I have a homework question I can`t solve:
Let $X$ be a normed linear space, $A,B \in B(X)$. Show that there exists no nontrivial $c \in \mathbb{C} $ such that $AB-BA=cI$.
Thanks alot already guys! I seem to have a professor who gives impossible homework problems.
The hint he gave: $A^{n}B-BA^{n}=ncA^{n-1}$, $n \in \mathbb{N}$
The finite dimensional case:
If $X$ is finite dimensional, say $m=\dim X$, then from the equality $AB-BA=cI$ we conclude, on taking traces that $cm=c{\rm Tr}(I_m)= {\rm Tr}(AB-BA)= {\rm Tr}(AB)-{\rm Tr}(BA)=0$.$~~$ This implies that $c=0$.

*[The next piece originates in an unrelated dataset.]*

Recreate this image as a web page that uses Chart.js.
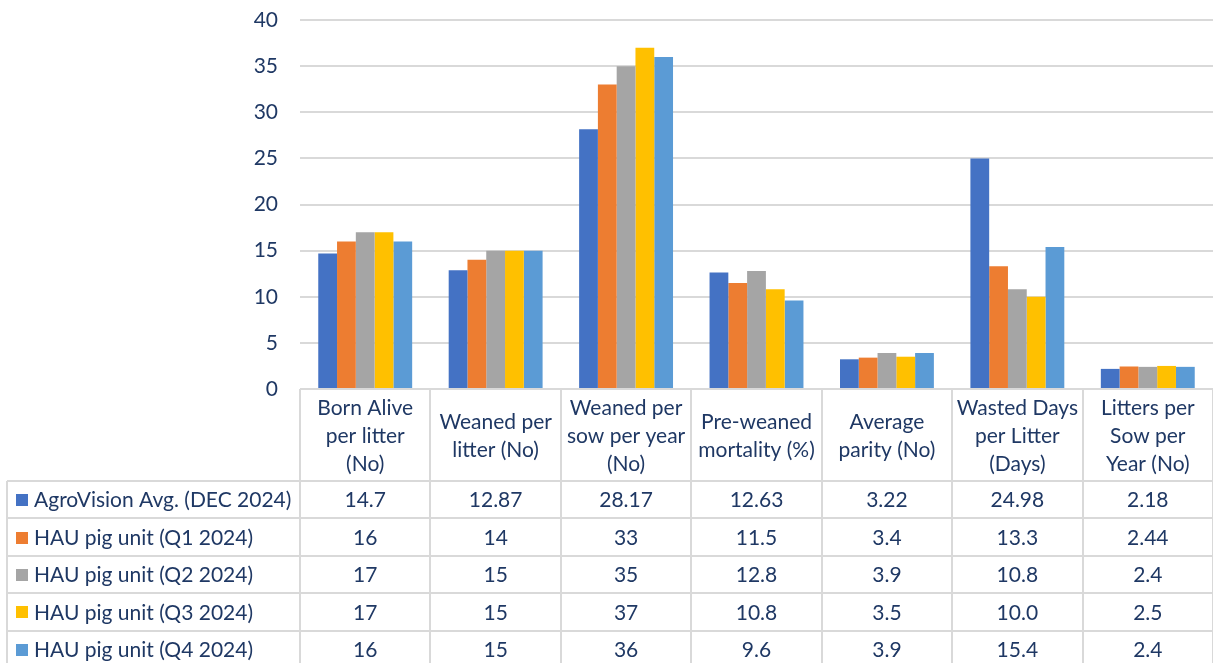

The infinite dimensional case:
Here we prove by induction that for all $n\geq 1$ we have $A^nB-BA^n=ncA^{n-1}$. Indeed, this is true for $n=1$ by assumption, and assuming it is true for $n$ we get $$\eqalign{ A^{n+1}B-BA^{n+1}&=A^n(cI+BA)-BA^{n+1}\cr&=cA^n+(ncA^{n-1}+BA^n)A-BA^{n+1}=(n+1)cA^n } $$ Now, using the fact that we have bounded operators we conclude that, for every $n$ we have $$ (n+1)|c|\Vert{A^n\Vert}\leq \Vert{A^n\Vert}(\Vert{AB\Vert}+\Vert{BA\Vert}) $$ Now suppose that $c\ne 0$, then for $n+1>\frac{1}{|c|}\left(\Vert AB\Vert +\Vert BA\Vert \right)$ the preceding inequality implies that $\Vert{A^n}\Vert=0$, or $A^n=0$. So, let us define $n_0$ to be the smallest $n$ such that $A^n=0$: $$ n_0=\min\{n:A^n=0\} $$ $n_0$ exists because of the preceding discussion, Now the formula $$n_0cA^{n_0-1}=A^{n_0}B-BA^{n_0}=0$$ yields a contradiction. This shows that we must have $c=0$ and we are done.$\qquad\square$
Remark. If we do not assume the boundedness of the operators involved the result might not be true. Consider $E=\Bbb{R}[X]$ the normed space of real polynomials with $\Vert P\Vert=\sup_{t\in[0,1]}|P(t)|$, and let $$ A:E\to E, A(P)=P',\quad B:E\to E, B(P)=XP. $$ Then clearly $(AB-BA)(P)=(XP)'-XP'=P$ that is $AB-BA=I$. But in this case $A$ is not bounded.